I would make a list of small tasks I would achieve each day, in each of the areas I cared about (mind / body / spirit / relationships / community / wealth / career). I would celebrate those small achievements.
- I cleaned up my financial situation, read and applied the learnings from RESET (David Sawyer) and did some useful Udemy courses. I was doing something meaningful and learning. After 37 years I finally created and started budgeting properly to start managing my income (non-existent) and outgoings (at least I knew what these ones were).
- I joined the ‘5am club’ and started taking accountability for my personal and mental wellbeing. I had ‘accountability buddies’ who we used to keep each other honest every day.
- I joined Toastmasters, a public speaking group that gave me a sense of accomplishment, community and unexpectedly a mentor that I came to truly value.

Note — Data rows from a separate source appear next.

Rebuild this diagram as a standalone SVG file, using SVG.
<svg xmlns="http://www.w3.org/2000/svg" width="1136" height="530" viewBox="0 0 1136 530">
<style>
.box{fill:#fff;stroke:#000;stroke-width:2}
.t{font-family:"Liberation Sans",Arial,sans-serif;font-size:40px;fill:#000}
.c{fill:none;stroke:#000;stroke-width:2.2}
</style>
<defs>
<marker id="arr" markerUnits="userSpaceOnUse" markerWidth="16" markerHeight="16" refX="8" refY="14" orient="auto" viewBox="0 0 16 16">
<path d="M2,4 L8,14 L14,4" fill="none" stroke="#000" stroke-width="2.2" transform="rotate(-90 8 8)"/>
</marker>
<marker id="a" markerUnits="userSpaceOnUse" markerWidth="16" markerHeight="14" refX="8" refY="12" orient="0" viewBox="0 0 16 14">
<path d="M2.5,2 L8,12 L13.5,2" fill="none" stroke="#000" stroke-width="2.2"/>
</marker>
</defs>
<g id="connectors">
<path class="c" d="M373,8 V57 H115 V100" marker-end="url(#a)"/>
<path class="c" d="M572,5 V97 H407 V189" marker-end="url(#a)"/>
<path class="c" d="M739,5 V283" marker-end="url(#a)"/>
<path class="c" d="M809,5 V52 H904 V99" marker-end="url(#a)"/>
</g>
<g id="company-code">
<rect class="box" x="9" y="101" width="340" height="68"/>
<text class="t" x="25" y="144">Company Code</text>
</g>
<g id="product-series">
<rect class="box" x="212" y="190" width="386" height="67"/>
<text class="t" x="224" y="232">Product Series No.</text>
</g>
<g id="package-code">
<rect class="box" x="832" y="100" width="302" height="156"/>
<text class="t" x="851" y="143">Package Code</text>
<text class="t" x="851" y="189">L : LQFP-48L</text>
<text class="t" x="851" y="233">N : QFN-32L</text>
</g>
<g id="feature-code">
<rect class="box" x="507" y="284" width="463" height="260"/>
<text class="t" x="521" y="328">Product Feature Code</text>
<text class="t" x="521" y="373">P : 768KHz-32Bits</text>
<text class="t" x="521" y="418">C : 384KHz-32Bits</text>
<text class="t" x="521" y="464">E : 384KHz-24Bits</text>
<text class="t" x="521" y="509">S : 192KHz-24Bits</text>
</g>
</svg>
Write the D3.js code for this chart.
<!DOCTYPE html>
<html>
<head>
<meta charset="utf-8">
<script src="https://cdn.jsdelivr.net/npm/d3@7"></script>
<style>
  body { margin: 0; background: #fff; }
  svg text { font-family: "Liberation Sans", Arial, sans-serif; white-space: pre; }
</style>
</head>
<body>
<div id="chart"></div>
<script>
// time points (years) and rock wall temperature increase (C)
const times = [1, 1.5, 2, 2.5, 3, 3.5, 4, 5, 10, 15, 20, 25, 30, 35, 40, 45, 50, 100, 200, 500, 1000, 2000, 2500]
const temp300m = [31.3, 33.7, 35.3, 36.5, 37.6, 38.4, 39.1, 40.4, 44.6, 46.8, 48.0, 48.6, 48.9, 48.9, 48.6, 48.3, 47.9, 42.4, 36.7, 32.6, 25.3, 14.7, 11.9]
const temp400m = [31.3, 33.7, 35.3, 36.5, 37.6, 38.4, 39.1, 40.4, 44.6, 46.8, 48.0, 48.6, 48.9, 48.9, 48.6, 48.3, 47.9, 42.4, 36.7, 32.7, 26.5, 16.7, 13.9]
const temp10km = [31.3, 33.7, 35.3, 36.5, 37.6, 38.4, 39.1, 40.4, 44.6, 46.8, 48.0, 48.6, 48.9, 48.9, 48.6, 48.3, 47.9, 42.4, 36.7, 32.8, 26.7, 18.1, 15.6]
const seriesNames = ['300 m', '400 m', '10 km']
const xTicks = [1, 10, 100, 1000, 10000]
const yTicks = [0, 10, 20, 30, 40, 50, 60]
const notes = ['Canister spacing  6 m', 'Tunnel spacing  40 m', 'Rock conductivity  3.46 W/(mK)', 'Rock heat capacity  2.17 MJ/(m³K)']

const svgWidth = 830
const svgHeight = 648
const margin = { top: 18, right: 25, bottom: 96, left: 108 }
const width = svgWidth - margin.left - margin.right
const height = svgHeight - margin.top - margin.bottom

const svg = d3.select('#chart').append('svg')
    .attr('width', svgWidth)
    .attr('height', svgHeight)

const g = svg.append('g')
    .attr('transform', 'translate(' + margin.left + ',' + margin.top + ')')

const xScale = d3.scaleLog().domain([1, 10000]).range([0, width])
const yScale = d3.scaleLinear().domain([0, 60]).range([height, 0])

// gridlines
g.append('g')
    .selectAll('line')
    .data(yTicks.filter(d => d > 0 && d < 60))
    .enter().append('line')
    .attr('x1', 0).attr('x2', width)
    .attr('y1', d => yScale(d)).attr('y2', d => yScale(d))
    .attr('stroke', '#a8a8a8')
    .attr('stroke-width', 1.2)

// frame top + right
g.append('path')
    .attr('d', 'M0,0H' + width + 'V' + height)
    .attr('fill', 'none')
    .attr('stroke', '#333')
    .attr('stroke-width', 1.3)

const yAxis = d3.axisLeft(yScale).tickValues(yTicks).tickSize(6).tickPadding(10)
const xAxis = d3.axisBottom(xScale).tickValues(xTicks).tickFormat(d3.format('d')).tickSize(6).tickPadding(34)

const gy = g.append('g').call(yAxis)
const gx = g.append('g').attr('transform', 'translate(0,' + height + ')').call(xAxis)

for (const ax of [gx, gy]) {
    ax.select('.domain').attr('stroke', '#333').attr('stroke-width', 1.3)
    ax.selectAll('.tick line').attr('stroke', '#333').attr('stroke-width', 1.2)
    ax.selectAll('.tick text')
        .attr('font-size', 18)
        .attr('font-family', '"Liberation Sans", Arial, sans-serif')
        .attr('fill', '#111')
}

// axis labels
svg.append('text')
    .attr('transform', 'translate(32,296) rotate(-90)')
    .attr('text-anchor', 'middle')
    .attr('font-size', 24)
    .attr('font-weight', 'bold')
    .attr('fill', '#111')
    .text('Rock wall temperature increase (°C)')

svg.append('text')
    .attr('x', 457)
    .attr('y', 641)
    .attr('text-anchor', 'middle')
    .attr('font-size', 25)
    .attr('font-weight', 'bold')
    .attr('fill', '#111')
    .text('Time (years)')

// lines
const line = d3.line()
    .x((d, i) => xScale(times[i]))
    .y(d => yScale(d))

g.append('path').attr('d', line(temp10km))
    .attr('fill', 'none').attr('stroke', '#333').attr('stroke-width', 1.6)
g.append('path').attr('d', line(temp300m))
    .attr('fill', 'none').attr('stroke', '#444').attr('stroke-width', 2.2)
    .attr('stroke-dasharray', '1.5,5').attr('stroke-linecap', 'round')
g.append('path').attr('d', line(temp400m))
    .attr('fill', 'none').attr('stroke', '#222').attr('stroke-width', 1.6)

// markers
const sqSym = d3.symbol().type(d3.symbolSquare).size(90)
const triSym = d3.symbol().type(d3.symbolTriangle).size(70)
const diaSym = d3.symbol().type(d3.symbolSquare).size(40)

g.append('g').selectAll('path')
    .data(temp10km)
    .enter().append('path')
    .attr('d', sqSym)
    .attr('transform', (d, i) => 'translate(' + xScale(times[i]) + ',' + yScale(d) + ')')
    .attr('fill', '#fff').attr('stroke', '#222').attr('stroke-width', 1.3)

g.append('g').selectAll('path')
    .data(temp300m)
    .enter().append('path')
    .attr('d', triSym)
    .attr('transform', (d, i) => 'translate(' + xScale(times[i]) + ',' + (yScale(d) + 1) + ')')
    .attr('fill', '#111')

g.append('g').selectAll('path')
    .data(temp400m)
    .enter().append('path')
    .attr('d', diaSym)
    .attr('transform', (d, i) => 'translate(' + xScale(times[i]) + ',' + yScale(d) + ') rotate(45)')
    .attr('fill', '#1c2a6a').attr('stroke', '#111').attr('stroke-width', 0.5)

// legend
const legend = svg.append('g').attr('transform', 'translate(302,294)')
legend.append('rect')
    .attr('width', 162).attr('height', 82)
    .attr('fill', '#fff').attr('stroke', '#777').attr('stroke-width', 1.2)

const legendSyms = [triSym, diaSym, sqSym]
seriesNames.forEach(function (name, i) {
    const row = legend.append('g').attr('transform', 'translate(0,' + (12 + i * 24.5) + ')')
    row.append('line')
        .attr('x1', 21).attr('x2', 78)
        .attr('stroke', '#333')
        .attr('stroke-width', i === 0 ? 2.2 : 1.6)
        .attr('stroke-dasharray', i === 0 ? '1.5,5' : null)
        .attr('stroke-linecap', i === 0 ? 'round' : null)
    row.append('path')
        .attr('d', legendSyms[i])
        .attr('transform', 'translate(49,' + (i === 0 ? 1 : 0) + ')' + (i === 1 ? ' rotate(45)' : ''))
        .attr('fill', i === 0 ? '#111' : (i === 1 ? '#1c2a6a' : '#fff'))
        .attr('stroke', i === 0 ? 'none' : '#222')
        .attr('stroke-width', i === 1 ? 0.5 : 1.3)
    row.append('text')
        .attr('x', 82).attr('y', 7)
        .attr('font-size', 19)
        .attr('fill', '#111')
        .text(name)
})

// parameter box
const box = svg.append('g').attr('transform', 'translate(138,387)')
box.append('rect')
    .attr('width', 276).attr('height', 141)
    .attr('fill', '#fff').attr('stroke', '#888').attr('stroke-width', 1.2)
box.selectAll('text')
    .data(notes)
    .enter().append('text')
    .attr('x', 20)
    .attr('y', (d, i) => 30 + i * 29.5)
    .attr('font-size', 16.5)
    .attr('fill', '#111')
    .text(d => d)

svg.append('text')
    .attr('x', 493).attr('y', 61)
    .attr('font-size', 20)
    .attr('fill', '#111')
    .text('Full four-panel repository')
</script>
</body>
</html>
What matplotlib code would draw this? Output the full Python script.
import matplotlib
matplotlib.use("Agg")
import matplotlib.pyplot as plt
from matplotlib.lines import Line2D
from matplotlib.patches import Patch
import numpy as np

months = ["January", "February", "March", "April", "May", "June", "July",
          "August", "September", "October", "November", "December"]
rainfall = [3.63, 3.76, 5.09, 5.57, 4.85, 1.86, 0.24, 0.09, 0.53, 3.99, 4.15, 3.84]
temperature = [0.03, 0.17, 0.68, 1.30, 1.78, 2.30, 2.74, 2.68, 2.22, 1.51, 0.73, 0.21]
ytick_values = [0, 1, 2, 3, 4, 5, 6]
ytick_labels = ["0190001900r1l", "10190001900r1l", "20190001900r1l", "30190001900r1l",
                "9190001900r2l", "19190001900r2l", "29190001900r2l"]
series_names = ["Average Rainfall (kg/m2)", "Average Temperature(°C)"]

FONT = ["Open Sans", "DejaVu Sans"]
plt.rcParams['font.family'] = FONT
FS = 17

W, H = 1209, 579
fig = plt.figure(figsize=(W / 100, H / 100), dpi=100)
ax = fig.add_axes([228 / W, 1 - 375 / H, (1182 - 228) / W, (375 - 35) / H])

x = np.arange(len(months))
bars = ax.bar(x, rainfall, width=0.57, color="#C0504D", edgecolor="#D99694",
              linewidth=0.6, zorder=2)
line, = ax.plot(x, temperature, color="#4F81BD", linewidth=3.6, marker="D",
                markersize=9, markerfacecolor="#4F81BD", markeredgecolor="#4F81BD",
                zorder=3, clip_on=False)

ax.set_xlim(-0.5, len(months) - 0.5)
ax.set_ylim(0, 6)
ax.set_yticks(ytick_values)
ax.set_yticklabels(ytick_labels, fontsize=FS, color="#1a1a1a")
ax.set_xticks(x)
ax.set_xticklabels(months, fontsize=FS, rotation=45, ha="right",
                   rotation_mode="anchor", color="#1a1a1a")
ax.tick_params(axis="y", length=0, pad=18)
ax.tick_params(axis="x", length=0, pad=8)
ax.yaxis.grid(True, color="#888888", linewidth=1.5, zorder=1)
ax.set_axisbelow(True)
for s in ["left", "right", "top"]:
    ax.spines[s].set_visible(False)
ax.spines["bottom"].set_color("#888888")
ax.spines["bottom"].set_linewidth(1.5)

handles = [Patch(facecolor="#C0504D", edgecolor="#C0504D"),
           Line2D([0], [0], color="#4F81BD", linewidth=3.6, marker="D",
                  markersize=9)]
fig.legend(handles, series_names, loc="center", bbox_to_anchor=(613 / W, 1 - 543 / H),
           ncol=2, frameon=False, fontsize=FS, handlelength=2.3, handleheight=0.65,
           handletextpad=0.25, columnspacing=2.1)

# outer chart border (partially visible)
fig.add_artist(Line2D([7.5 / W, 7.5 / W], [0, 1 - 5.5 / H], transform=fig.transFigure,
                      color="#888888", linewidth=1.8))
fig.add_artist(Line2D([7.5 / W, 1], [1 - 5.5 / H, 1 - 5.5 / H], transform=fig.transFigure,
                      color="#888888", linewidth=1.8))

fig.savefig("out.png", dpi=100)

I was developing better habits in areas I sorely needed to.
Bad habits are easy to form, but hard to live with. Good habits are hard to form, but easy to live with.
Learnings and reflections
- Listen to your body. These things don’t suddenly hit you, they eat away at you and ‘creep’ up on you. The reason you ignore them is they’re not big enough.
- Be accountable for the promises you make to yourself. That ‘2 years’ was a half-empty promise I made to myself — made in earnest, but easily forgotten.
- It’s not quitting — it’s looking after yourself.
- The most important conversation you have is the one you have with yourself.
- Pain is a motivator — it motivated me to get better. And it’s spurned a desire to learn and develop.
- Career progression vs. career direction: know the difference.
- READ BOOKS — we have the unique opportunity to learn from others. Experience is the best teacher, even if that’s other people’s experience.